Not everything is ideal, of course. Peru has seen an alarming rebound in cocaine production in recent years, and vies with Colombia for the dubious distinction of being the world’s number-one producer. Kuczynski’s popularity has also suffered at home due to frustration over crime and an economic slowdown. Some worry that Kuczynski’s criticism of Trump during last year’s campaign – he called the proposed border wall a “crime” – may disqualify him from having any influence with the new administration. But Trump, again, has shown a willingness to move past previous slights if there are “deals” to be had – otherwise he and Paul Ryan wouldn’t be speaking, either.
Indeed, there is a final consideration that Kuczynski embodies perfectly – and may be Trump’s best incentive to engage. After winning election last year, Kuczynski’s first foreign trip was not to Washington, but to China – which is now Peru’s number-one trading partner. A huge risk of Trump’s approach to the region so far is that Peru and larger countries, including Brazil and Argentina, may drift further into the embrace of China – with negative consequences for U.S. security and trade.

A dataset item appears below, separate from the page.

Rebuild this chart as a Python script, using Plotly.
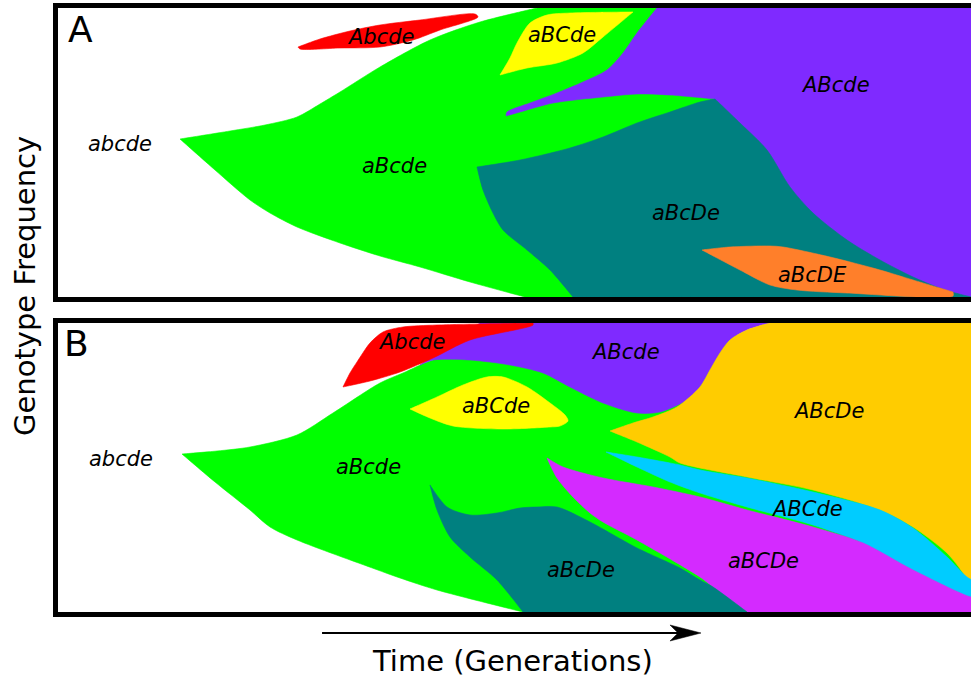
import plotly.graph_objects as go

# Genotype outlines: time in generations, frequency in relative units (0-289 = full population).
# A repeated point marks a sharp corner of the outline.

# ---------------- Panel A
A_aBcde_time = [122, 122, 172, 207, 239, 262, 282, 322, 372, 422, 479, 479, 602, 602, 657, 657, 515, 515, 467, 467, 412, 362, 322, 282, 239, 212, 192, 157, 122]
A_aBcde_freq = [158, 158, 166, 172, 180, 193, 205, 230, 257, 275, 289, 289, 289, 289, 197, 197, 0, 0, 0, 0, 15, 30, 41, 54, 70, 84, 97, 127, 158]

A_Abcde_time = [240, 240, 262, 292, 322, 362, 417, 420, 382, 355, 322, 282, 242, 240]
A_Abcde_freq = [250, 250, 258, 266, 272, 277, 283, 280, 267, 257, 250, 249, 248, 250]

A_aBCde_time = [442, 442, 452, 459, 472, 489, 512, 575, 575, 545, 525, 499, 469, 442]
A_aBCde_freq = [222, 222, 239, 254, 274, 282, 284, 285, 285, 260, 244, 234, 229, 222]

A_ABcde_time = [599, 599, 579, 565, 549, 525, 499, 472, 449, 448, 448, 462, 495, 545, 579, 612, 657, 657, 657, 657, 920, 920, 920, 920, 599]
A_ABcde_freq = [289, 289, 264, 244, 227, 215, 204, 194, 185, 181, 181, 185, 194, 200, 203, 202, 198, 198, 0, 0, 0, 0, 289, 289, 289]

A_aBcDe_time = [419, 419, 462, 512, 545, 579, 612, 642, 657, 657, 682, 709, 732, 755, 789, 822, 855, 887, 913, 913, 515, 515, 492, 469, 445, 435, 425, 419]
A_aBcDe_freq = [130, 130, 137, 149, 160, 174, 185, 195, 198, 198, 174, 147, 110, 84, 57, 37, 20, 7, 0, 0, 0, 0, 27, 47, 67, 84, 107, 130]

A_aBcDE_time = [644, 644, 672, 712, 725, 772, 822, 855, 895, 895, 895, 789, 739, 712, 682, 644]
A_aBcDE_freq = [47, 47, 50, 51, 50, 40, 27, 17, 5, 5, 1, 4, 7, 12, 27, 47]

# ---------------- Panel B
B_aBcde_time = [124, 124, 159, 192, 239, 275, 322, 345, 375, 475, 475, 920, 920, 920, 920, 465, 465, 379, 342, 317, 239, 212, 192, 157, 124]
B_aBcde_freq = [158, 158, 161, 165, 177, 199, 229, 239, 252, 277, 277, 277, 277, 0, 0, 0, 0, 22, 34, 43, 72, 85, 102, 130, 158]

B_ABcde_time = [362, 362, 422, 422, 712, 712, 689, 672, 662, 652, 642, 629, 602, 579, 545, 512, 485, 452, 412, 375, 362]
B_ABcde_freq = [247, 247, 289, 289, 289, 289, 282, 272, 259, 242, 225, 212, 200, 199, 209, 225, 239, 247, 252, 252, 247]

B_Abcde_time = [285, 285, 292, 299, 312, 325, 345, 379, 475, 475, 475, 412, 375, 342, 312, 285]
B_Abcde_freq = [225, 225, 239, 250, 269, 280, 285, 287, 289, 289, 287, 272, 254, 240, 231, 225]

B_aBCde_time = [352, 352, 379, 405, 429, 445, 469, 492, 507, 510, 502, 492, 445, 395, 372, 352]
B_aBCde_freq = [203, 203, 215, 227, 235, 235, 225, 209, 197, 191, 186, 185, 183, 186, 194, 203]

B_ABcDe_time = [552, 552, 575, 595, 619, 642, 652, 662, 672, 689, 712, 712, 920, 920, 920, 920, 913, 905, 889, 855, 822, 755, 689, 622, 612, 579, 552]
B_ABcDe_freq = [181, 181, 189, 195, 205, 225, 242, 259, 272, 282, 289, 289, 289, 289, 24, 24, 24, 39, 59, 85, 102, 122, 135, 149, 155, 170, 181]

B_ABCde_time = [548, 548, 579, 622, 642, 689, 755, 822, 855, 889, 909, 920, 920, 920, 920, 912, 855, 805, 755, 689, 642, 612, 579, 548]
B_ABCde_freq = [160, 160, 155, 147, 142, 134, 120, 102, 84, 55, 35, 29, 29, 14, 14, 15, 42, 69, 87, 105, 119, 130, 145, 160]

B_aBCDe_time = [489, 489, 505, 545, 595, 642, 689, 755, 805, 855, 913, 920, 920, 920, 920, 689, 689, 655, 642, 579, 545, 532, 515, 499, 489]
B_aBCDe_freq = [154, 154, 145, 134, 125, 115, 102, 85, 69, 42, 15, 15, 15, 0, 0, 0, 0, 25, 35, 72, 90, 99, 115, 134, 154]

B_aBcDe_time = [372, 372, 389, 412, 439, 462, 479, 499, 532, 579, 622, 642, 655, 689, 689, 465, 465, 439, 412, 392, 379, 372]
B_aBcDe_freq = [127, 127, 105, 97, 99, 104, 105, 105, 90, 64, 44, 32, 25, 0, 0, 0, 0, 32, 55, 75, 102, 127]

# ---------------- Genotype labels
A_label_text = ["abcde", "Abcde", "aBCde", "ABcde", "aBcde", "aBcDe", "aBcDE"]
A_label_time = [62, 323, 504, 777, 336, 628, 754]
A_label_freq = [153, 260, 262, 212, 131, 84, 22]

B_label_text = ["abcde", "Abcde", "ABcde", "aBCde", "aBcde", "ABcDe", "ABCde", "aBCDe", "aBcDe"]
B_label_time = [63, 354, 567, 438, 310, 770, 749, 705, 523]
B_label_freq = [153, 270, 260, 206, 145, 201, 103, 51, 42]

COLORS = {
    "aBcde": "#00ff00", "Abcde": "#ff0000", "aBCde": "#ffff00", "ABcde": "#7f2aff",
    "aBcDe": "#008080", "aBcDE": "#ff7f2a", "ABcDe": "#ffcc00", "ABCde": "#00ccff",
    "aBCDe": "#d42aff",
}

panel_A = [
    ("aBcde", A_aBcde_time, A_aBcde_freq),
    ("Abcde", A_Abcde_time, A_Abcde_freq),
    ("aBCde", A_aBCde_time, A_aBCde_freq),
    ("ABcde", A_ABcde_time, A_ABcde_freq),
    ("aBcDe", A_aBcDe_time, A_aBcDe_freq),
    ("aBcDE", A_aBcDE_time, A_aBcDE_freq),
]
panel_B = [
    ("aBcde", B_aBcde_time, B_aBcde_freq),
    ("ABcde", B_ABcde_time, B_ABcde_freq),
    ("Abcde", B_Abcde_time, B_Abcde_freq),
    ("aBCde", B_aBCde_time, B_aBCde_freq),
    ("ABcDe", B_ABcDe_time, B_ABcDe_freq),
    ("ABCde", B_ABCde_time, B_ABCde_freq),
    ("aBCDe", B_aBCDe_time, B_aBCDe_freq),
    ("aBcDe", B_aBcDe_time, B_aBcDe_freq),
]

fig = go.Figure()
for panel, (xa, ya) in ((panel_A, ("x", "y")), (panel_B, ("x2", "y2"))):
    for name, t, f in panel:
        fig.add_trace(go.Scatter(
            x=t, y=f, xaxis=xa, yaxis=ya, mode="lines", fill="toself",
            fillcolor=COLORS[name],
            line=dict(width=0.6, color=COLORS[name], shape="spline", smoothing=0.8, simplify=False),
            hoverinfo="skip", showlegend=False, name=name,
        ))

FONT = "DejaVu Sans"
ann = []
for texts, ts, fs, xr, yr in ((A_label_text, A_label_time, A_label_freq, "x", "y"),
                              (B_label_text, B_label_time, B_label_freq, "x2", "y2")):
    for s, t, f in zip(texts, ts, fs):
        ann.append(dict(text="<i>%s</i>" % s, x=t, y=f, xref=xr, yref=yr, showarrow=False,
                        xanchor="center", yanchor="middle",
                        font=dict(family=FONT, size=21, color="black")))

ann.append(dict(text="A", x=22, y=268, xref="x", yref="y", showarrow=False,
                xanchor="center", yanchor="middle",
                font=dict(family=FONT, size=36, color="black")))
ann.append(dict(text="B", x=18, y=268, xref="x2", yref="y2", showarrow=False,
                xanchor="center", yanchor="middle",
                font=dict(family=FONT, size=36, color="black")))
ann.append(dict(text="Genotype Frequency", x=-0.0361, y=0.5397, xref="paper", yref="paper",
                xanchor="center", yanchor="middle",
                textangle=-90, showarrow=False, font=dict(family=FONT, size=29, color="black")))
ann.append(dict(text="Time (Generations)", x=0.4973, y=-0.0811, xref="paper", yref="paper",
                xanchor="center", yanchor="middle",
                showarrow=False, font=dict(family=FONT, size=29, color="black")))

shapes = [
    dict(type="line", xref="paper", yref="paper", x0=0.2892, x1=0.6791, y0=-0.03477, y1=-0.03477,
         line=dict(color="black", width=2)),
    dict(type="path", xref="paper", yref="paper",
         path="M 0.7043 -0.03477 L 0.6703 -0.02152 L 0.6791 -0.03477 L 0.6703 -0.04801 Z",
         fillcolor="black", line=dict(color="black", width=0.5)),
]

axis_common = dict(showgrid=False, zeroline=False, showticklabels=False, ticks="",
                   showline=True, linecolor="black", linewidth=5, fixedrange=True)
fig.update_layout(
    width=971, height=677,
    margin=dict(l=58, r=0, t=8, b=65),
    paper_bgcolor="white", plot_bgcolor="white",
    showlegend=False,
    xaxis=dict(domain=[0, 1], range=[0, 913], anchor="y", mirror=True, **axis_common),
    yaxis=dict(domain=[0.52152, 1], range=[0, 289], anchor="x", mirror=False, **axis_common),
    xaxis2=dict(domain=[0, 1], range=[0, 913], anchor="y2", mirror=True, **axis_common),
    yaxis2=dict(domain=[0, 0.47848], range=[0, 289], anchor="x2", mirror=False, **axis_common),
    annotations=ann,
    shapes=shapes,
)

fig.write_html(
    "out.html",
    config={"displayModeBar": False},
    post_script="document.body.style.margin='0';document.body.style.overflow='hidden';",
)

Expectations for a relationship between the two men must be realistic; no foreigner, head of state or otherwise, is likely to bend to the U.S. president much on the subject of immigration, for example. But if Kuczynski can help show Trump the real Latin America – the one that has evolved into an overwhelmingly democratic, increasingly prosperous region over the last 30 years, and is perfectly positioned to partner with the United States on a number of issues, then that would be an accomplishment in itself. Whatever else happens, Kuczynski is likely to speak his mind. History has proven that.